**WHAT THIS TASK INVOLVES**
Your task is to output the data exactly as it stands.

**DATA LINES**

• • •

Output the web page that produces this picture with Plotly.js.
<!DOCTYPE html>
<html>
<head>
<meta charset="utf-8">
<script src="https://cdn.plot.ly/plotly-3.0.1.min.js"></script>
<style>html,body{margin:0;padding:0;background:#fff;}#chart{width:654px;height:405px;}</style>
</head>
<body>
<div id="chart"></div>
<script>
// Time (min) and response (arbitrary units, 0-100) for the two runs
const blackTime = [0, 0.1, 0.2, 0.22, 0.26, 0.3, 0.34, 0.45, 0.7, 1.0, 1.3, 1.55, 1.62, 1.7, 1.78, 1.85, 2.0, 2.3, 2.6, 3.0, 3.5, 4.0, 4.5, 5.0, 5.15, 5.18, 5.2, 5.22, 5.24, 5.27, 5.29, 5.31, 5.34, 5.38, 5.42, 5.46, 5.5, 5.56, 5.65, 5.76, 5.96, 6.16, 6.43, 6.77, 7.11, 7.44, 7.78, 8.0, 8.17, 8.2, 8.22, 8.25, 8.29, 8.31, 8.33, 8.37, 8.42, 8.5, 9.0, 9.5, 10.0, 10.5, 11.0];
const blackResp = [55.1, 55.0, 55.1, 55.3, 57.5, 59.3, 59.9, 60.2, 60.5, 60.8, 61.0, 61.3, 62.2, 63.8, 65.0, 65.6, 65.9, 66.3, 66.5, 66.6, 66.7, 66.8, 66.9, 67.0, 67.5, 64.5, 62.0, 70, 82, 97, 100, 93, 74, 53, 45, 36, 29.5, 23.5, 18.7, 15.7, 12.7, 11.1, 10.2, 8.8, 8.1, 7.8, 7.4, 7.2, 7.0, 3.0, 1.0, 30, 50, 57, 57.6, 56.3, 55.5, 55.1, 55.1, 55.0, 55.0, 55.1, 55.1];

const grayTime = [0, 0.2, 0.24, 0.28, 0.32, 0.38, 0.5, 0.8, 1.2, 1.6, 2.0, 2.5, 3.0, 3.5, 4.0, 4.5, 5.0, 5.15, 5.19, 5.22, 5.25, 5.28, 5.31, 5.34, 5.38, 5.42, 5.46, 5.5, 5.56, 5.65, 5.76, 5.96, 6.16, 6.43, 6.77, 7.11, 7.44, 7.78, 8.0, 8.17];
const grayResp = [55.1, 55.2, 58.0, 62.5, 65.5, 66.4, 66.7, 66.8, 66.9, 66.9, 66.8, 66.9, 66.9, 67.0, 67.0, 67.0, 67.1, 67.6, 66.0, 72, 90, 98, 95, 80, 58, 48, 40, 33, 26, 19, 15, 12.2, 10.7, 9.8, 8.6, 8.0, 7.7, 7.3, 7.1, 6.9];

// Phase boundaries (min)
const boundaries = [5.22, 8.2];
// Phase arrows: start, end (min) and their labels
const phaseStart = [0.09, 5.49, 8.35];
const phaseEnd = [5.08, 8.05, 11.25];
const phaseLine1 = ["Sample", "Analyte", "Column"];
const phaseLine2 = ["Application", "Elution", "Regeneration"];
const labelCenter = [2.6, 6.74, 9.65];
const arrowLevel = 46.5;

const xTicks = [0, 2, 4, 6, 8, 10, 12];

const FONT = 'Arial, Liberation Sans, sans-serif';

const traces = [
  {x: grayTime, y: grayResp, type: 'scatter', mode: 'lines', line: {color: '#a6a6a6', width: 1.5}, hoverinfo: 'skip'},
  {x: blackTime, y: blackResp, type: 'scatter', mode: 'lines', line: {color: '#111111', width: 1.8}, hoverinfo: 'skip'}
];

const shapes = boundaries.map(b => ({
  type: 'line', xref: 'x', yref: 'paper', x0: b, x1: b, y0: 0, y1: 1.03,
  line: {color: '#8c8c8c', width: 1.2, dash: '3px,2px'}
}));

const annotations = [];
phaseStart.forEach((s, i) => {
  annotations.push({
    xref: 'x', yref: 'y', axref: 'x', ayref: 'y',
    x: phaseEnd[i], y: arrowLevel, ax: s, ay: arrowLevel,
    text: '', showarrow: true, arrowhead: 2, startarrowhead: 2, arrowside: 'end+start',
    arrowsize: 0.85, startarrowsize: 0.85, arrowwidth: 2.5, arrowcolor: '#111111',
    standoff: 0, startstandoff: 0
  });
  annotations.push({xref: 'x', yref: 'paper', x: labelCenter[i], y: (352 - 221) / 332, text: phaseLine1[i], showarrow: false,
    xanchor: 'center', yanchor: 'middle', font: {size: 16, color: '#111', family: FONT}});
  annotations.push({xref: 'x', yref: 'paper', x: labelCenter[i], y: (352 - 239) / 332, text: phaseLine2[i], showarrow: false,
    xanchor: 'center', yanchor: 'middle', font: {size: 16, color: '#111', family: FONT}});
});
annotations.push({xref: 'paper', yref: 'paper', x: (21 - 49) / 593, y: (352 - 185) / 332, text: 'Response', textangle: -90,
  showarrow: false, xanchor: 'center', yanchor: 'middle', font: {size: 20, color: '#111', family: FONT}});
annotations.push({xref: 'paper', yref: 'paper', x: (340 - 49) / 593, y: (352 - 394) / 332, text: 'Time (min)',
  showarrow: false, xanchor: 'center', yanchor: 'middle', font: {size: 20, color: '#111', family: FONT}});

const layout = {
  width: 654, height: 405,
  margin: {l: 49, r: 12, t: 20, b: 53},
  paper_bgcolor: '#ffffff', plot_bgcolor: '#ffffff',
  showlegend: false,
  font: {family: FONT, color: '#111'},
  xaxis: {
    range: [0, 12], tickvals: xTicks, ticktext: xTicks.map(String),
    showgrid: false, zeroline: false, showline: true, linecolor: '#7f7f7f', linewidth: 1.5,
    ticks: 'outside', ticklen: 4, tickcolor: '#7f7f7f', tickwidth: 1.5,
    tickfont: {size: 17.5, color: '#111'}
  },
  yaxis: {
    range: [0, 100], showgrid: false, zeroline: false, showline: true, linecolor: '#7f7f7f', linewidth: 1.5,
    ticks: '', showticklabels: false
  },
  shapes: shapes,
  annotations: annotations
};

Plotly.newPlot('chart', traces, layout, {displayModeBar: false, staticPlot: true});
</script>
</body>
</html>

• • •

**OUTPUT OF THE EXERCISE**
Output the web page that produces this picture with Plotly.js.
<!DOCTYPE html>
<html>
<head>
<meta charset="utf-8">
<script src="https://cdn.plot.ly/plotly-3.0.1.min.js"></script>
<style>html,body{margin:0;padding:0;background:#fff;}#chart{width:654px;height:405px;}</style>
</head>
<body>
<div id="chart"></div>
<script>
// Time (min) and response (arbitrary units, 0-100) for the two runs
const blackTime = [0, 0.1, 0.2, 0.22, 0.26, 0.3, 0.34, 0.45, 0.7, 1.0, 1.3, 1.55, 1.62, 1.7, 1.78, 1.85, 2.0, 2.3, 2.6, 3.0, 3.5, 4.0, 4.5, 5.0, 5.15, 5.18, 5.2, 5.22, 5.24, 5.27, 5.29, 5.31, 5.34, 5.38, 5.42, 5.46, 5.5, 5.56, 5.65, 5.76, 5.96, 6.16, 6.43, 6.77, 7.11, 7.44, 7.78, 8.0, 8.17, 8.2, 8.22, 8.25, 8.29, 8.31, 8.33, 8.37, 8.42, 8.5, 9.0, 9.5, 10.0, 10.5, 11.0];
const blackResp = [55.1, 55.0, 55.1, 55.3, 57.5, 59.3, 59.9, 60.2, 60.5, 60.8, 61.0, 61.3, 62.2, 63.8, 65.0, 65.6, 65.9, 66.3, 66.5, 66.6, 66.7, 66.8, 66.9, 67.0, 67.5, 64.5, 62.0, 70, 82, 97, 100, 93, 74, 53, 45, 36, 29.5, 23.5, 18.7, 15.7, 12.7, 11.1, 10.2, 8.8, 8.1, 7.8, 7.4, 7.2, 7.0, 3.0, 1.0, 30, 50, 57, 57.6, 56.3, 55.5, 55.1, 55.1, 55.0, 55.0, 55.1, 55.1];

const grayTime = [0, 0.2, 0.24, 0.28, 0.32, 0.38, 0.5, 0.8, 1.2, 1.6, 2.0, 2.5, 3.0, 3.5, 4.0, 4.5, 5.0, 5.15, 5.19, 5.22, 5.25, 5.28, 5.31, 5.34, 5.38, 5.42, 5.46, 5.5, 5.56, 5.65, 5.76, 5.96, 6.16, 6.43, 6.77, 7.11, 7.44, 7.78, 8.0, 8.17];
const grayResp = [55.1, 55.2, 58.0, 62.5, 65.5, 66.4, 66.7, 66.8, 66.9, 66.9, 66.8, 66.9, 66.9, 67.0, 67.0, 67.0, 67.1, 67.6, 66.0, 72, 90, 98, 95, 80, 58, 48, 40, 33, 26, 19, 15, 12.2, 10.7, 9.8, 8.6, 8.0, 7.7, 7.3, 7.1, 6.9];

// Phase boundaries (min)
const boundaries = [5.22, 8.2];
// Phase arrows: start, end (min) and their labels
const phaseStart = [0.09, 5.49, 8.35];
const phaseEnd = [5.08, 8.05, 11.25];
const phaseLine1 = ["Sample", "Analyte", "Column"];
const phaseLine2 = ["Application", "Elution", "Regeneration"];
const labelCenter = [2.6, 6.74, 9.65];
const arrowLevel = 46.5;

const xTicks = [0, 2, 4, 6, 8, 10, 12];

const FONT = 'Arial, Liberation Sans, sans-serif';

const traces = [
  {x: grayTime, y: grayResp, type: 'scatter', mode: 'lines', line: {color: '#a6a6a6', width: 1.5}, hoverinfo: 'skip'},
  {x: blackTime, y: blackResp, type: 'scatter', mode: 'lines', line: {color: '#111111', width: 1.8}, hoverinfo: 'skip'}
];

const shapes = boundaries.map(b => ({
  type: 'line', xref: 'x', yref: 'paper', x0: b, x1: b, y0: 0, y1: 1.03,
  line: {color: '#8c8c8c', width: 1.2, dash: '3px,2px'}
}));

const annotations = [];
phaseStart.forEach((s, i) => {
  annotations.push({
    xref: 'x', yref: 'y', axref: 'x', ayref: 'y',
    x: phaseEnd[i], y: arrowLevel, ax: s, ay: arrowLevel,
    text: '', showarrow: true, arrowhead: 2, startarrowhead: 2, arrowside: 'end+start',
    arrowsize: 0.85, startarrowsize: 0.85, arrowwidth: 2.5, arrowcolor: '#111111',
    standoff: 0, startstandoff: 0
  });
  annotations.push({xref: 'x', yref: 'paper', x: labelCenter[i], y: (352 - 221) / 332, text: phaseLine1[i], showarrow: false,
    xanchor: 'center', yanchor: 'middle', font: {size: 16, color: '#111', family: FONT}});
  annotations.push({xref: 'x', yref: 'paper', x: labelCenter[i], y: (352 - 239) / 332, text: phaseLine2[i], showarrow: false,
    xanchor: 'center', yanchor: 'middle', font: {size: 16, color: '#111', family: FONT}});
});
annotations.push({xref: 'paper', yref: 'paper', x: (21 - 49) / 593, y: (352 - 185) / 332, text: 'Response', textangle: -90,
  showarrow: false, xanchor: 'center', yanchor: 'middle', font: {size: 20, color: '#111', family: FONT}});
annotations.push({xref: 'paper', yref: 'paper', x: (340 - 49) / 593, y: (352 - 394) / 332, text: 'Time (min)',
  showarrow: false, xanchor: 'center', yanchor: 'middle', font: {size: 20, color: '#111', family: FONT}});

const layout = {
  width: 654, height: 405,
  margin: {l: 49, r: 12, t: 20, b: 53},
  paper_bgcolor: '#ffffff', plot_bgcolor: '#ffffff',
  showlegend: false,
  font: {family: FONT, color: '#111'},
  xaxis: {
    range: [0, 12], tickvals: xTicks, ticktext: xTicks.map(String),
    showgrid: false, zeroline: false, showline: true, linecolor: '#7f7f7f', linewidth: 1.5,
    ticks: 'outside', ticklen: 4, tickcolor: '#7f7f7f', tickwidth: 1.5,
    tickfont: {size: 17.5, color: '#111'}
  },
  yaxis: {
    range: [0, 100], showgrid: false, zeroline: false, showline: true, linecolor: '#7f7f7f', linewidth: 1.5,
    ticks: '', showticklabels: false
  },
  shapes: shapes,
  annotations: annotations
};

Plotly.newPlot('chart', traces, layout, {displayModeBar: false, staticPlot: true});
</script>
</body>
</html>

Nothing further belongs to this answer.